Rather than train his focus on rendering the various escapades themselves as humorous, Landis is oddly committed to cameos. While I am unwilling to do the research to know for sure, it is possible that “Into the Night” has the most cameos in movie history. There are so many you quickly become inured to them. I have no idea what they are meant to convey other than, hey, John Landis got to hang out with some friends on the set. Which is completely cool, of course, because I have long championed “Ocean’s Twelve” as an example of a bunch of stars getting together on a movie set to have a good time, except that those stars genuinely look like they are having a good time. No one in “Into the Night” looks as if they are having a particularly good time. Jim Henson shows up in “Into the Night” to field a phone call and Amy Heckerling serves ice cream at a diner and David Cronenberg is Ed’s boss and so what? Are we supposed to be awed because they are Jim Henson and Amy Heckerling and David Cronenberg? What else? Anything? Nothing? Nothing.
Jeff Goldblum, of course, is best when he is allowed to operate amidst so much craziness and react to it, whether dinosaurs have run amok or aliens have invaded earth. Theoretically that’s what should be happening in “Into the Night” except that Goldblum has nothing much to react to. All the craziness around him is tamped down and un-realized. Diana’s emeralds, it turns out, come from a Persian king’s scepter but never has such a plot point been rendered so run of the mill. It’s a bad sign when the movie’s many transitional scenes, often taking place in ever changing vehicles, as Goldblum and Pfeiffer go from place to place are filled with more oomph than the sequences actually meant as the heart of the thing. The soundtrack, conjured up by Ira Newborn, unexpectedly brilliantly melds the sort of 80s smoky neon synth with the B.B. King’s Lucille, and so scenes that are basically filler become unexpectedly compelling.

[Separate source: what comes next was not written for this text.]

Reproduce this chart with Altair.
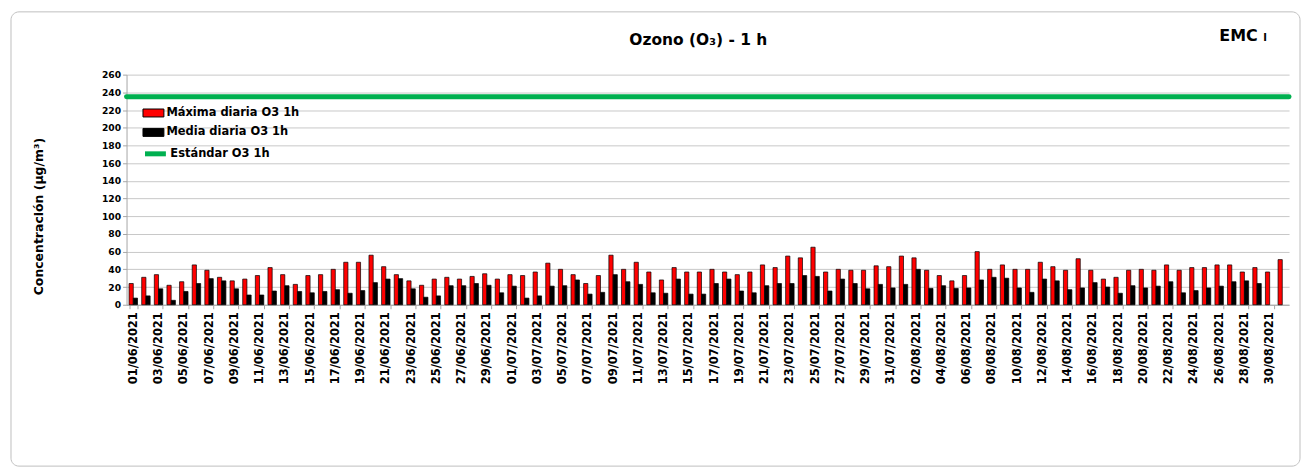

The only element of “Into the Night” that can match the soundtrack is David Bowie, though, sadly, he merely turns up for two scenes as a British hitman. His devious grin alone packs more punch than all of the other cameos combined, and the little moment where he gleefully puts a gun in Ed’s mouth and then lifts the gun, prompting Ed to raise his head in unison, is just a little bit of actorly business, yes, but the kind with a purpose, giving Goldblum something to play to, that is lacking pretty much everywhere else. Bowie adds so much spice that I kept expecting his character to turn up at the refresh-the-clock-on-my-phone conclusion, hoping he would drop in from an air duct, or rise through a trap door in the floor. It’s possible that his character had been killed off in an earlier scene but I realized, frankly, I couldn’t remember. It’s also possible the movie just glossed over that plot point, and it’s also possible my eyes were just glazed over and I missed it.
“Into the Night” is so utterly hapless, and so strangely not beholden to its originating plot point of Ed needing to spiritually wake up, that I at some point I also became convinced this whole slapdash cinematic nonentity would end with Ed waking up in bed, realizing it was All Just A Dream. No such luck. If anything, Ed is probably still asleep, even now, thirty-one years later, his alarm clock failing to go off, still dreaming in 80s neon, still wishing he could be having a more lively dream.